Maßgeschneiderte Finanzierung für Maschinenleasing

In einem anderen Fall wollte eine in Serbien ansässige Leasinggesellschaft ihr Geschäft weiter ausbauen und aus Deutschland importierte Investitionsgüter wie beispielsweise Landmaschinen oder industrielle Produktionsanlagen an serbische Nutzer verleasen. Die Dauer der Leasinggeschäfte sollte je nach Kundenwunsch und finanziertem Investitionsgut bis zu acht Jahre betragen, wobei sich der Leasinggeber beim Import ein Gesamtpaket aus Warenlieferung und Refinanzierung wünschte.

Um den bürokratischen Aufwand beim Import und bei der Finanzierung der Warenbestellungen bei verschiedenen Herstellern in Deutschland zu minimieren, bot sich die Einschaltung eines Generalexporteurs an.
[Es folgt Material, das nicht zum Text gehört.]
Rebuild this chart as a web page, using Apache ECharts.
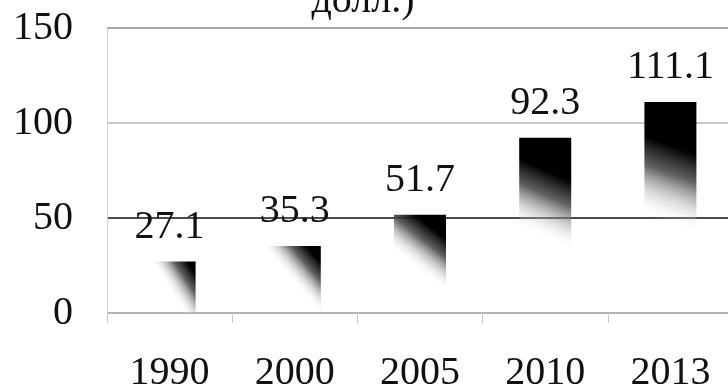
<!DOCTYPE html>
<html>
<head>
<meta charset="utf-8">
<script src="https://cdn.jsdelivr.net/npm/echarts@6/dist/echarts.min.js"></script>
<style>html,body{margin:0;padding:0;background:#fff}#c{width:728px;height:392px}</style>
</head>
<body>
<div id="c"></div>
<script>
var titleText = 'долл.)';
var categories = ['1990', '2000', '2005', '2010', '2013'];
var values = [27.1, 35.3, 51.7, 92.3, 111.1];
var yTicks = [0, 50, 100, 150];

var chart = echarts.init(document.getElementById('c'));
var font = '"Liberation Serif", "DejaVu Serif", serif';
chart.setOption({
  animation: false,
  backgroundColor: '#fff',
  title: {
    text: titleText, left: 358, top: -24, textAlign: 'center',
    textStyle: { fontFamily: font, fontSize: 40, fontWeight: 'normal', color: '#111' }
  },
  grid: { left: 107, right: -5, top: 28, bottom: 79, containLabel: false, outerBoundsMode: 'none' },
  xAxis: {
    type: 'category', data: categories,
    axisLine: { show: false },
    axisTick: { show: true, length: 10, lineStyle: { color: '#c8c8c8' } },
    axisLabel: { margin: 40, fontFamily: font, fontSize: 40, color: '#111' }
  },
  yAxis: {
    type: 'value', min: yTicks[0], max: yTicks[yTicks.length - 1], interval: 50,
    axisLine: { show: true, lineStyle: { color: '#ccc' } },
    axisTick: { show: false },
    axisLabel: { margin: 34, fontFamily: font, fontSize: 40, color: '#111' },
    splitLine: { show: true, lineStyle: { color: ['#9a9a9a', '#111', '#b8b8b8', '#8a8a8a'], width: 1.5 } }
  },
  series: [{
    type: 'bar', data: values, barWidth: 52,
    itemStyle: {
      color: new echarts.graphic.LinearGradient(0.1, 0.85, 1, 0.25, [
        { offset: 0, color: 'rgba(255,255,255,0)' },
        { offset: 0.45, color: 'rgba(255,255,255,0)' },
        { offset: 0.8, color: 'rgba(70,70,70,0.85)' },
        { offset: 1, color: '#000' }
      ])
    },
    label: {
      show: true, position: 'top', distance: 14,
      fontFamily: font, fontSize: 40, color: '#111'
    }
  }]
});
</script>
</body>
</html>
In dieser Funktion bündelte die DFT AG den Einkaufsbedarf der Leasinggesellschaft zu einem Gesamtpaket inklusive der Vermittlung eines Finanzierungsvertrags. Gegenüber den deutschen Lieferanten des Leasinggebers konnte der Generalexporteur damit als Inlandskunde auftreten, so dass sich die Lieferanten bei der Abwicklung ihrer Einzelaufträge nicht mit den Formalitäten des Serbien-Exportes zu beschäftigen brauchten.

Die Beispiele zeigen: Wer bei Exportgeschäften mit Kunden aus Serbien eine passende Finanzierung mit anbieten möchte, stößt mit Standardlösungen schnell an seine Grenzen. Kommen hingegen innovative Finanzierungsmodelle zum Einsatz, die an die individuelle Situation angepasst sind, können Exportunternehmen ihren Kunden in Serbien nicht nur maßgeschneiderte Importfinanzierungen mit anbieten, sondern auch neue Märkte in einem osteuropäischen Land mit dynamischer Unternehmenskultur erschließen.